New York: Basic Books, 2006

Gaia theory tells us that the entire Earth, including the atmosphere, oceans, biosphere and upper layers of rock, functions as a single living superorganism, regulating its internal environment much as an animal regulates its body temperature and chemical balance. But now, say’s the theory’s founder, James Lovelock, that organism is sick. It ia running a fever born of the combination of a sun whose intensity is slowly growing over millions of years and an atmosphere whose greenhouse gases have recently spiked due to human activity. Earth will adjust to these stresses, but on time scales measured in the hundreds of millennia –and in the meantime, humanity faces a severe test. It is already too late, Lovelock says, to prevent the global climate from “flipping” into an entirely new equilibrium state that will leave the tropics uninhabitable, force much of humanity to flee to the poles, and threaten civilization along the way. The fever could last as long as a hundred thousand years.

Gaia the living and self-regulating Earth will look after itself as always. We as a species also are tough and humanity is sure to survive; what is most at risk is civilization. In the tradition of Silent Spring and The Diversity of Life, this is a call to action to address a major threat to our collective future.

James Lovelock is the author of more than two hundred scientific papers and the originator of the Gaia Hypothesis (now Gaia Theory) on which he has written several books.
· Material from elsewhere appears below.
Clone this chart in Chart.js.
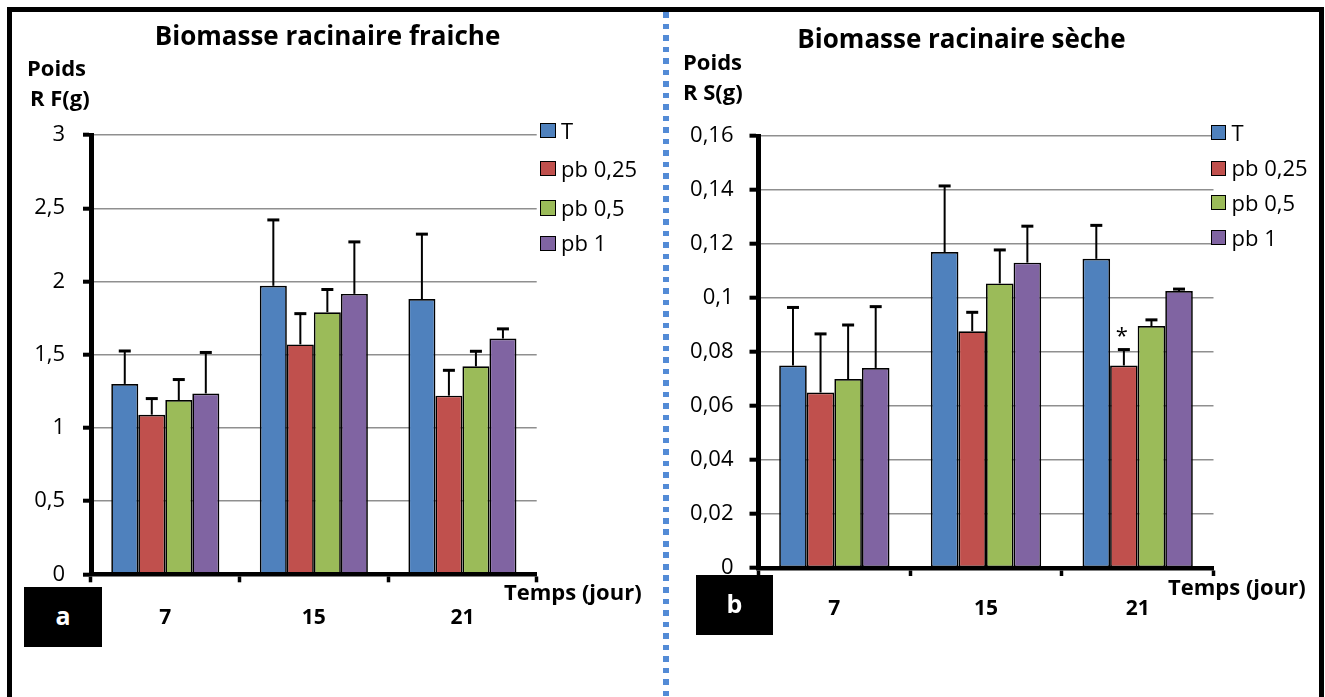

He has been a fellow of the Royal Society since 1974. Since 1961 he has worked as a wholly independent scientist but has retained links with universities in the United Kingdom and United States, and since 1964 he has been an honorary visiting fellow of Green College, University of Oxford. He has been described as “one of the great thinkers of our time” (New Scientist) and “one of the environmental movement’s most influential figures” (Observer). In 2004 he was made a Companion of Honour by Her Majesty the Queen, and in September 2005 Prospect Magazine named him as one of the world’s top 100 global public intellectuals. He lives in Lounceston, England.